Find each line holding "chart" and copy it out.

Start of EXTRACTED RECORDS

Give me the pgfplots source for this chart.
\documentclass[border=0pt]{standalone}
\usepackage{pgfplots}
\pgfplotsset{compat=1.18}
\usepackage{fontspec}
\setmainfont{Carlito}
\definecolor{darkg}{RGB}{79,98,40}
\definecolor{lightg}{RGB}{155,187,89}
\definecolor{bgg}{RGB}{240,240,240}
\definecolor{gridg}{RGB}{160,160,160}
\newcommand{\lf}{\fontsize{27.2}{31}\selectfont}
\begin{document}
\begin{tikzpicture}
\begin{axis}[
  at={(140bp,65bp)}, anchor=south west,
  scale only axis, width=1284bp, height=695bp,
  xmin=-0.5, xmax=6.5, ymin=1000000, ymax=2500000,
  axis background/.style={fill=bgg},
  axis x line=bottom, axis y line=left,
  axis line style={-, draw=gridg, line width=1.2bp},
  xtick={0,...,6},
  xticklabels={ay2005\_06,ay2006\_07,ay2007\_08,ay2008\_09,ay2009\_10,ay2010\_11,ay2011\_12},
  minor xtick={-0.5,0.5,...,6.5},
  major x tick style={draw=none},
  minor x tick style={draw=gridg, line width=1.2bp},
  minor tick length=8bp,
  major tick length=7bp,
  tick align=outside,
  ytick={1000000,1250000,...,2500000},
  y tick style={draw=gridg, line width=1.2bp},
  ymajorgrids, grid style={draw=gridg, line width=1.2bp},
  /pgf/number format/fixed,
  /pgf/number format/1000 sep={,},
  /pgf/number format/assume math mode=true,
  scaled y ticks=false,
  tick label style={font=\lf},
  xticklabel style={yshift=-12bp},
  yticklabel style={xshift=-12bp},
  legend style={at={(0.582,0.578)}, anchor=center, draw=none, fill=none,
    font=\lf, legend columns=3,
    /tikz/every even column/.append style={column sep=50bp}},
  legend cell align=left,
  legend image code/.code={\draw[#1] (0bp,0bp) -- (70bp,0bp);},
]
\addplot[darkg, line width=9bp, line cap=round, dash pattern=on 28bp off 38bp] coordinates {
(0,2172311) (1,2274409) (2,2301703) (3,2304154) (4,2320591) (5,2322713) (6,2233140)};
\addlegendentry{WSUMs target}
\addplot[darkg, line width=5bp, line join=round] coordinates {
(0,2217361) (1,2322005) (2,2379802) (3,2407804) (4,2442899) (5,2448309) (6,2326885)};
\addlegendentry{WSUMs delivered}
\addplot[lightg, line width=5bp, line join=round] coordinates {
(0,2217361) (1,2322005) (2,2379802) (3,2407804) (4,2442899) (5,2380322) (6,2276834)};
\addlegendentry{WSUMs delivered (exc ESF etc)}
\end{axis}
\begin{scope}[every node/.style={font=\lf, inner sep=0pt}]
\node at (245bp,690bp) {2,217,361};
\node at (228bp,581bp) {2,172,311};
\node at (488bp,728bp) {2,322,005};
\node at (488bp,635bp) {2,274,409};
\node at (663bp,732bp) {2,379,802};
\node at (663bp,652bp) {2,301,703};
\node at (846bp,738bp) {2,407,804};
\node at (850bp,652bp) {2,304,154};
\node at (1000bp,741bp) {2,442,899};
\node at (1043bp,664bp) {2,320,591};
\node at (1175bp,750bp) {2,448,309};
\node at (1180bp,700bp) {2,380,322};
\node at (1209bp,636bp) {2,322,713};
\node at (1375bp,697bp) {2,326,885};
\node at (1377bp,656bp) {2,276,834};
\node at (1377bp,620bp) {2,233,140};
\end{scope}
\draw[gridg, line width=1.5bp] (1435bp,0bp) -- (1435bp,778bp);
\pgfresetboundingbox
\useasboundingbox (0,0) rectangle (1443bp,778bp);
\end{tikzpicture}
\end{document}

End of EXTRACTED RECORDS
Start of EXTRACTED RECORDS

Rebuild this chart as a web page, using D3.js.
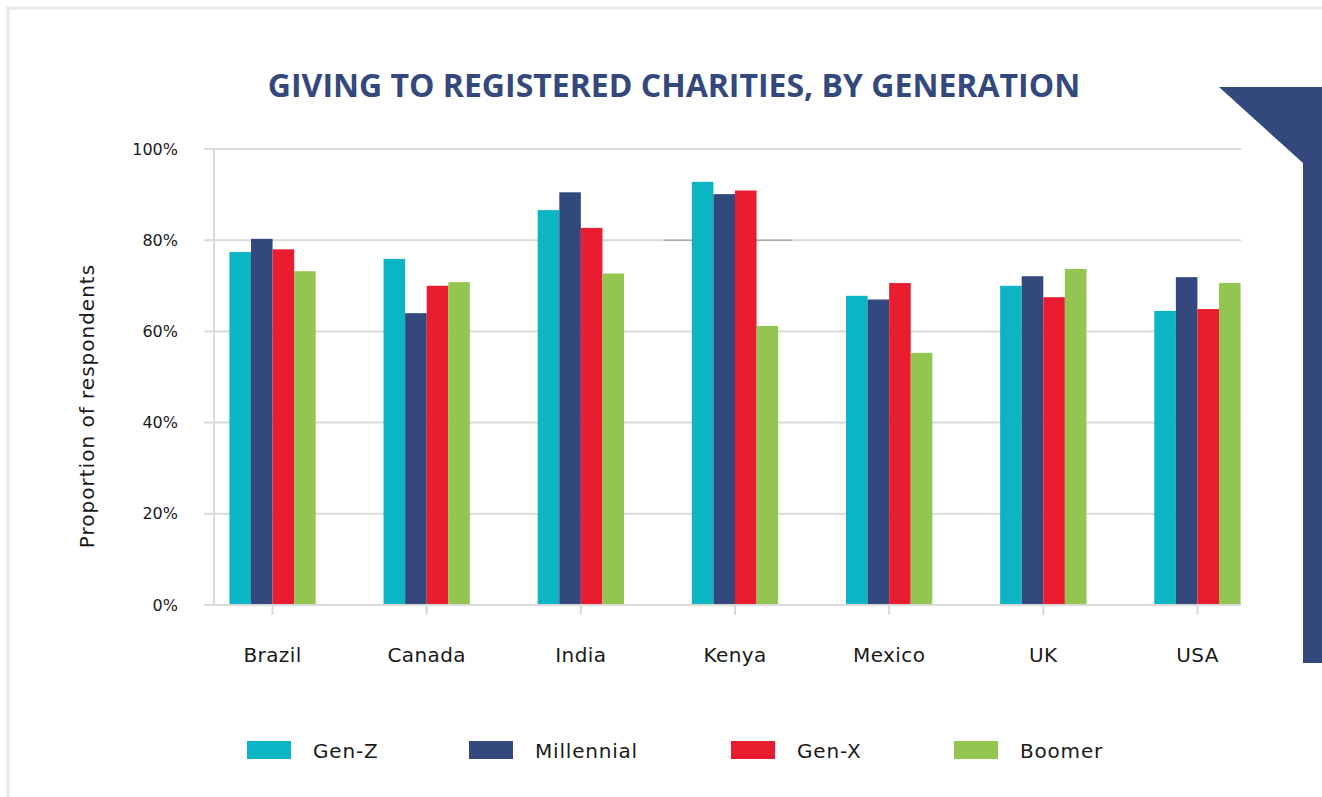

End of EXTRACTED RECORDS

> [OUTPUT OF THE EXERCISE]
Give me the pgfplots source for this chart.
Rebuild this chart as a web page, using D3.js.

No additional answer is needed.